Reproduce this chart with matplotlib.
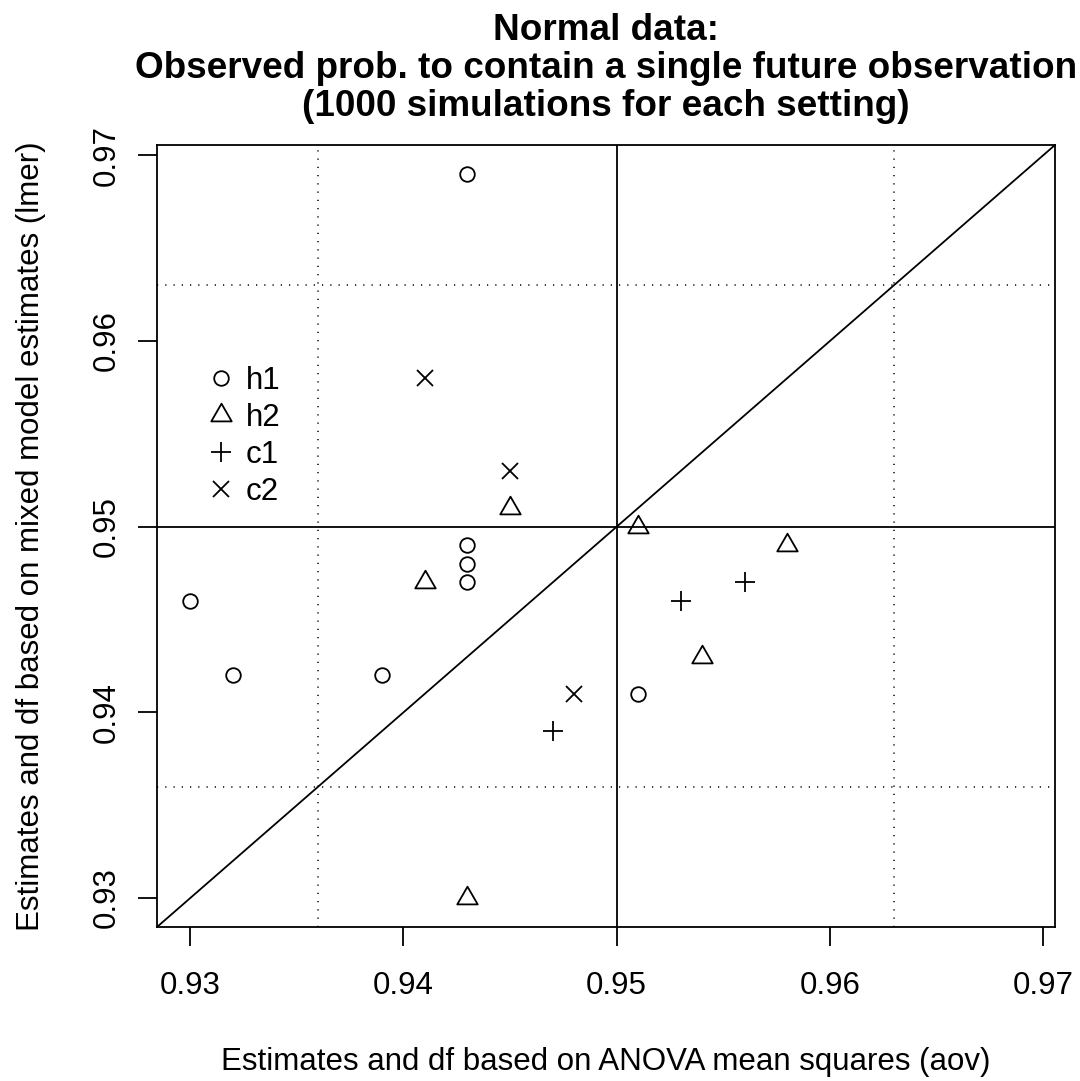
import matplotlib
matplotlib.use("Agg")
import matplotlib.pyplot as plt
from matplotlib.path import Path

# observed coverage, x = aov based, y = lmer based
h1_x = [0.943, 0.930, 0.932, 0.939, 0.943, 0.943, 0.943, 0.951]
h1_y = [0.969, 0.946, 0.942, 0.942, 0.949, 0.948, 0.947, 0.941]
h2_x = [0.945, 0.941, 0.951, 0.958, 0.954, 0.943]
h2_y = [0.951, 0.947, 0.950, 0.949, 0.943, 0.930]
c1_x = [0.953, 0.956, 0.947]
c1_y = [0.946, 0.947, 0.939]
c2_x = [0.941, 0.945, 0.948]
c2_y = [0.958, 0.953, 0.941]

ticks = [0.93, 0.94, 0.95, 0.96, 0.97]
tick_labels = ['0.93', '0.94', '0.95', '0.96', '0.97']
dotted_at = [0.936, 0.963]
lo, hi = 0.930, 0.969
pad = 0.04 * (hi - lo)

plt.rcParams['font.family'] = ['Liberation Sans', 'DejaVu Sans']

fig = plt.figure(figsize=(10.8, 10.81), dpi=100)
ax = fig.add_axes([157 / 1080, 1 - 927 / 1081, 898 / 1080, 782 / 1081])

# closed equilateral triangle like R's pch 2
tri = Path([(0, 1), (-0.866, -0.5), (0.866, -0.5), (0, 1)],
           [Path.MOVETO, Path.LINETO, Path.LINETO, Path.CLOSEPOLY])
lw = 1.3
ax.plot(h1_x, h1_y, ls='none', marker='o', ms=10.5, mfc='none', mec='black', mew=lw, label='h1')
ax.plot(h2_x, h2_y, ls='none', marker=tri, ms=17, mfc='none', mec='black', mew=lw, label='h2')
ax.plot(c1_x, c1_y, ls='none', marker='+', ms=15, mec='black', mew=lw, label='c1')
ax.plot(c2_x, c2_y, ls='none', marker='x', ms=11, mec='black', mew=lw, label='c2')

ax.set_xlim(lo - pad, hi + pad)
ax.set_ylim(lo - pad, hi + pad)

ax.axline((0.95, 0.95), slope=1, color='black', lw=lw)
ax.axvline(0.95, color='black', lw=lw)
ax.axhline(0.95, color='black', lw=lw)
for v in dotted_at:
    ax.axvline(v, color='black', lw=1.1, ls=(0, (0.8, 4.6)))
    ax.axhline(v, color='black', lw=1.1, ls=(0, (0.8, 4.6)))

ax.set_xticks(ticks)
ax.set_yticks(ticks)
ax.set_xticklabels(tick_labels)
ax.set_yticklabels(tick_labels, rotation=90, va='center')
ax.tick_params(direction='out', length=14, width=lw, labelsize=22.5)
ax.tick_params(axis='x', pad=17.5)
ax.tick_params(axis='y', pad=11.5)
for s in ax.spines.values():
    s.set_linewidth(lw)

ax.set_xlabel('Estimates and df based on ANOVA mean squares (aov)', fontsize=22.5)
ax.set_ylabel('Estimates and df based on mixed model estimates (lmer)', fontsize=22.5)
ax.xaxis.set_label_coords(0.5, (927 - 1070) / 782)
ax.yaxis.set_label_coords((31 - 157) / 898, 0.5)
ax.xaxis.label.set_va('baseline')
ax.yaxis.label.set_va('center')

fig.text(606 / 1080, 1 - 68.5 / 1081,
         'Normal data:\nObserved prob. to contain a single future observation\n(1000 simulations for each setting)',
         ha='center', va='center', fontsize=26.6, fontweight='bold', linespacing=1.12)

ax.legend(loc='upper left', bbox_to_anchor=(0.040, 0.737), frameon=False, fontsize=22.5,
          handlelength=0.8, handletextpad=0.4, labelspacing=0.22, borderpad=0)

fig.savefig('out.png', dpi=100)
········
Stated problem: Filter out all lines lacking the word "matplotlib" and copy the rest.

Expected answer:
Reproduce this chart with matplotlib.
import matplotlib
matplotlib.use("Agg")
import matplotlib.pyplot as plt
from matplotlib.path import Path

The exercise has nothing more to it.